In December 2023, the Central Bank of Nigeria lifted its banking ban and allowed banks to open accounts for virtual-asset service providers (VASPs).
But, in 2024, the tide turned again: Authorities cracked down on naira P2P venues and Binance, detaining executives, halting naira pairs and warning of additional rules against illicit trading.
Cases and disputes have continued into 2025. Meanwhile, Nigeria’s Securities and Exchange Commission updated its crypto framework in January 2025, and the new Investment and Securities Act (ISA 2025), now law, clarified registration duties for digital-asset firms. More licensing, disclosure and marketing scrutiny are expected.
Kenya
The Finance Act 2023 introduced a 3% Digital Asset Tax, upheld by the Supreme Court in late 2024.
But policy shifted again in mid-2025. The Finance Act 2025 repealed the levy and replaced it with a 10% excise duty on fees charged by virtual-asset providers.
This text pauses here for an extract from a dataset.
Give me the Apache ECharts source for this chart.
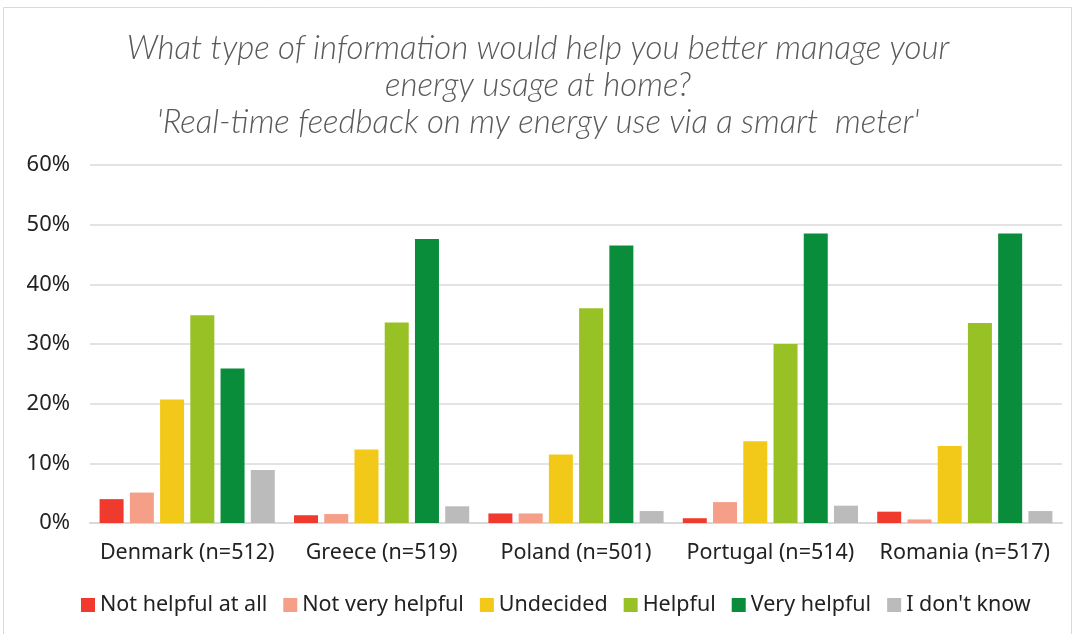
<!DOCTYPE html>
<html>
<head>
<meta charset="utf-8">
<script src="https://cdn.jsdelivr.net/npm/echarts@6/dist/echarts.min.js"></script>
<style>
  html, body { margin: 0; padding: 0; background: #fff; }
  #main { width: 1076px; height: 634px; }
</style>
</head>
<body>
<div id="main"></div>
<script>
// categories and answers
var countries = ['Denmark (n=512)', 'Greece (n=519)', 'Poland (n=501)', 'Portugal (n=514)', 'Romania (n=517)'];
var answers = ['Not helpful at all', 'Not very helpful', 'Undecided', 'Helpful', 'Very helpful', "I don't know"];
var colors = ['#F03A2E', '#F59E88', '#F2C919', '#97C124', '#0A8D3A', '#BBBBBB'];

// share of respondents (%), per answer, per country
var notHelpful = [4.0, 1.3, 1.6, 0.8, 1.9];
var notVery = [5.1, 1.5, 1.6, 3.5, 0.6];
var undecided = [20.7, 12.3, 11.5, 13.7, 12.9];
var helpful = [34.8, 33.6, 36.0, 30.0, 33.5];
var veryHelpful = [25.9, 47.6, 46.5, 48.5, 48.5];
var dontKnow = [8.9, 2.8, 2.0, 2.9, 2.0];

var values = [notHelpful, notVery, undecided, helpful, veryHelpful, dontKnow];

var chart = echarts.init(document.getElementById('main'));

var series = answers.map(function (name, i) {
  return {
    name: name,
    type: 'bar',
    data: values[i],
    barWidth: 24,
    barGap: '26%',
    itemStyle: { color: colors[i] }
  };
});

var option = {
  animation: false,
  color: colors,
  textStyle: { fontFamily: 'Noto Sans' },
  graphic: [{
    type: 'rect',
    shape: { x: 3.5, y: 7.5, width: 1068, height: 640 },
    style: { fill: 'none', stroke: '#d9d9d9', lineWidth: 1 }
  }],
  title: {
    text: "What type of information would help you better manage your\nenergy usage at home?\n'Real-time feedback on my energy use via a smart  meter'",
    left: 'center',
    top: 25,
    textStyle: {
      fontFamily: 'Lato',
      fontStyle: 'italic',
      fontWeight: 300,
      fontSize: 33,
      lineHeight: 37,
      color: '#595959'
    }
  },
  legend: {
    bottom: 13,
    left: 76,
    itemWidth: 14,
    itemHeight: 14,
    itemGap: 16,
    itemStyle: { borderWidth: 0 },
    icon: 'rect',
    textStyle: { fontSize: 21.5, color: '#222', fontFamily: 'Noto Sans' },
    data: answers
  },
  grid: { left: 90, right: 14, top: 165, bottom: 111 },
  xAxis: {
    type: 'category',
    data: countries,
    axisLine: { lineStyle: { color: '#d9d9d9', width: 2 } },
    axisTick: { show: false },
    axisLabel: { fontSize: 21.5, color: '#222', margin: 19, interval: 0 }
  },
  yAxis: {
    type: 'value',
    min: 0,
    max: 60,
    interval: 10,
    axisLabel: { formatter: '{value}%', fontSize: 22, color: '#222', margin: 20 },
    splitLine: { lineStyle: { color: '#e3e3e3', width: 2 } },
    axisLine: { show: false },
    axisTick: { show: false }
  },
  series: series
};

chart.setOption(option);
</script>
</body>
</html>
Users and operators now need to track excise, VAT/DST and reporting obligations.
Ultimately, frameworks are evolving quickly. Always check the latest local guidance before choosing a provider.
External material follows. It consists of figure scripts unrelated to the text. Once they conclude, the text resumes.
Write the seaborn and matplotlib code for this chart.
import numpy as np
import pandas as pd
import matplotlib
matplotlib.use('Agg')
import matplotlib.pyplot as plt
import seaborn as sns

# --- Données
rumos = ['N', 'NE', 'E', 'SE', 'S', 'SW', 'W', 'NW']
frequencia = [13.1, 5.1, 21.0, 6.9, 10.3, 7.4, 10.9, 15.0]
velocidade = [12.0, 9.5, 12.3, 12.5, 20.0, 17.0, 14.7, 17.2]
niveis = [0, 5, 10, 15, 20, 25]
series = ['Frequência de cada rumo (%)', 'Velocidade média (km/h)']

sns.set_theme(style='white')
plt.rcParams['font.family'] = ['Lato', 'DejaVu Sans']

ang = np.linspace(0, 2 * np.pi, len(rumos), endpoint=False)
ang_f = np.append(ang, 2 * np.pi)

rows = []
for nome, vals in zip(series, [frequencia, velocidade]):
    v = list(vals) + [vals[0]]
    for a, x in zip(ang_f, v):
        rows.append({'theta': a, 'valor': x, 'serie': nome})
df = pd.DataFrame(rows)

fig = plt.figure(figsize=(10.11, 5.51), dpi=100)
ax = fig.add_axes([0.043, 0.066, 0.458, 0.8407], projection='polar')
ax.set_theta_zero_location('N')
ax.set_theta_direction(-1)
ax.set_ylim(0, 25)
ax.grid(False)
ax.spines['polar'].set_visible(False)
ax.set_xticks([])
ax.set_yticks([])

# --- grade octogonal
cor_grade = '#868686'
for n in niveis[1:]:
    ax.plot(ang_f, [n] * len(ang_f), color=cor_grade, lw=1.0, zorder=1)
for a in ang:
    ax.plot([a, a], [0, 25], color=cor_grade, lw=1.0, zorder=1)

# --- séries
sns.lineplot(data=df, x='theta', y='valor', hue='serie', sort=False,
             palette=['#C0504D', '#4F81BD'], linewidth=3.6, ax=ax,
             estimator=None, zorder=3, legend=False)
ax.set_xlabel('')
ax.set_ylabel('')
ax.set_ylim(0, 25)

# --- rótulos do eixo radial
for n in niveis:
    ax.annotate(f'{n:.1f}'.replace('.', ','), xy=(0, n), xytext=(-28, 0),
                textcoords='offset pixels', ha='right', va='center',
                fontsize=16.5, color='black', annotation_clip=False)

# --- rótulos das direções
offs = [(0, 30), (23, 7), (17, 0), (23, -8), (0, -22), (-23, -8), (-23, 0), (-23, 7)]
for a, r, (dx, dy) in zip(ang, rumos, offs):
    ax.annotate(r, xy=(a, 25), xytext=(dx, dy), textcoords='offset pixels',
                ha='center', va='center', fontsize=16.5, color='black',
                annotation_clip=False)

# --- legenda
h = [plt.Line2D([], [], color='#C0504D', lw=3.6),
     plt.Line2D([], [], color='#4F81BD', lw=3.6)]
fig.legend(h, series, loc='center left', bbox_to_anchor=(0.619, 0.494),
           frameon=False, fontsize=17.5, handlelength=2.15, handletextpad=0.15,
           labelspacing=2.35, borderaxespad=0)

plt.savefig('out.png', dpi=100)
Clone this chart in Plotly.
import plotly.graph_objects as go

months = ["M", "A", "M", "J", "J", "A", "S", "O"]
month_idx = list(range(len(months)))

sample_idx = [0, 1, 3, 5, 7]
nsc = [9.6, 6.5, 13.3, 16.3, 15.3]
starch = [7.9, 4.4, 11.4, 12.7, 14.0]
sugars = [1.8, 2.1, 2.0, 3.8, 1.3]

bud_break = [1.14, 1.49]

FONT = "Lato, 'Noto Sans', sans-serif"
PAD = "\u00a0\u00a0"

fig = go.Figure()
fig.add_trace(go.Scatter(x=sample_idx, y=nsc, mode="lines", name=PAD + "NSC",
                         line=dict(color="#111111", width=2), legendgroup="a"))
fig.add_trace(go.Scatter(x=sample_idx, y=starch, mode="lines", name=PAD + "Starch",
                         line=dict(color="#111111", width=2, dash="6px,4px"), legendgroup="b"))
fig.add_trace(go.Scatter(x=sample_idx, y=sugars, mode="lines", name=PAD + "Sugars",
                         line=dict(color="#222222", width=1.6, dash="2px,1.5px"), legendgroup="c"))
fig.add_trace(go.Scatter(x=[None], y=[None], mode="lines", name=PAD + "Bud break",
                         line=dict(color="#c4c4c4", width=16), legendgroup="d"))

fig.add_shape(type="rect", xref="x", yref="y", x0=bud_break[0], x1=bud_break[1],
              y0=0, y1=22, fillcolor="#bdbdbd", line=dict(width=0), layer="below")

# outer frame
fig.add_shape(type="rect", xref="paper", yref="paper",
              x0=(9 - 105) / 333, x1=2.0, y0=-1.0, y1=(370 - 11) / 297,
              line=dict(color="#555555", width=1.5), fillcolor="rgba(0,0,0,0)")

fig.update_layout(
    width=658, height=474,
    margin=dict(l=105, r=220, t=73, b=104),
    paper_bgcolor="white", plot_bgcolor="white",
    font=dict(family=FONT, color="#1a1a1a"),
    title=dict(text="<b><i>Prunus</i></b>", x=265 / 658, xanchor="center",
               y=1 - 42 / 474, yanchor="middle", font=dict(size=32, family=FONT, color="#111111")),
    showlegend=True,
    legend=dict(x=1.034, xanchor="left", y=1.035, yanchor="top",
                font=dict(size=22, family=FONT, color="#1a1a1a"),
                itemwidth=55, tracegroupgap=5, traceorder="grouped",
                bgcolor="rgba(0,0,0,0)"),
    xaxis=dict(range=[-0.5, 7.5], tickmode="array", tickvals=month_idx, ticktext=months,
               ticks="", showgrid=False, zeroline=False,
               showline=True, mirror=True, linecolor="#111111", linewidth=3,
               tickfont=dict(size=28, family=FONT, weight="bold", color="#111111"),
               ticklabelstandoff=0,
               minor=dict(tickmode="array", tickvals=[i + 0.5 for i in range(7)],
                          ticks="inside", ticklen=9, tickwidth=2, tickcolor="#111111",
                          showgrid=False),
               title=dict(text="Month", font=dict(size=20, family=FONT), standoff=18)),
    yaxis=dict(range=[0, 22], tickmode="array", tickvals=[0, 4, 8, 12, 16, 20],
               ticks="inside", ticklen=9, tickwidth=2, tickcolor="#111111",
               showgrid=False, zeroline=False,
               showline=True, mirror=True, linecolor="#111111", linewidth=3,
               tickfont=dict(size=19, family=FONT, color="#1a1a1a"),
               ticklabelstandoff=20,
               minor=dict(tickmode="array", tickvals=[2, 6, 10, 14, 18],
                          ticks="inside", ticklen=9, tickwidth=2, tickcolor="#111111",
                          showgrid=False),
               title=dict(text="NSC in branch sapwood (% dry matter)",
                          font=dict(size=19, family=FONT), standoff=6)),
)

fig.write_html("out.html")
Did you know? About one in six Kenyan adults lacks any formal financial account. As of 2021, formal financial inclusion reached 83.7%, meaning 11.6% of adults remained entirely excluded from both formal and informal financial services.
The risk ledger
Stablecoins may solve problems of speed and cost, but they carry risks of their own, which fall into three main categories.
Peg and counterparty
Stablecoins are only as reliable as the reserves and governance behind them. The Bank for International Settlements and the International Monetary Fund analyses warn that rapid growth could trigger financial-stability issues, from forced sales of reserve assets to “dollarization” that undermines local monetary control.
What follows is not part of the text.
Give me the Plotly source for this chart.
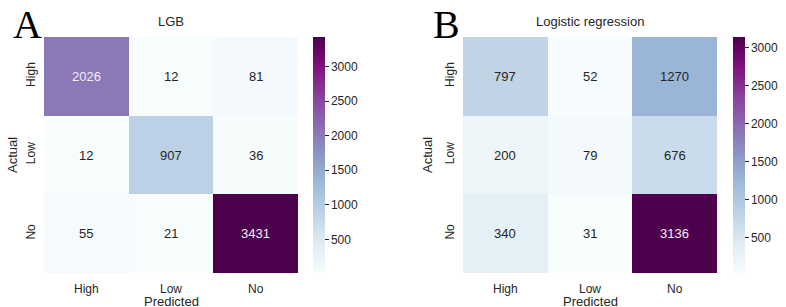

The USDC de-peg in March 2023 showed how quickly confidence shocks can spread. Independent reviews have also flagged transparency gaps and issuer concentration as ongoing concerns.
Operational
On the ground, everyday risks include P2P scams, wallet theft, bridge failures and difficulties cashing out.
Regulatory actions can make matters worse. Nigeria’s crackdown in 2024-2025 froze accounts and stranded balances overnight, illustrating how suddenly access can disappear.
Policy
At a systemic level, heavy reliance on dollar-linked stablecoins can accelerate informal dollarization and shift payments outside regulated banking channels. In response, policymakers are pushing for tighter licensing, stricter reserve standards and more disclosure from issuers.
Did you know? At the 2025 Stablecoin Summit in Lagos, SEC Director-General Emomotimi Agama declared, “Nigeria is open for stablecoin business, but on terms that protect our markets and empower Nigerians.”
What comes next for stablecoins in Africa?
Stablecoins won’t solve inflation or rewrite FX policy, but they already make saving, getting paid and sending money across borders cheaper and faster for many in Nairobi, Lagos and beyond. Their integration with mobile money is what makes them feel practical.
Builders frame stablecoins as tools for everyday utility, while regulators worry about dollarization and financial stability. The balance between those forces will shape what comes next.
On the ground, the safest approach is straightforward: Keep costs low, stick with trustworthy providers and stay alert as rules evolve.
What’s likely ahead is clearer disclosure requirements, tougher licensing and more “crypto in the background” services, where users don’t see tokens at all, just value moving instantly and at a lower cost.
This article does not contain investment advice or recommendations. Every investment and trading move involves risk, and readers should conduct their own research when making a decision.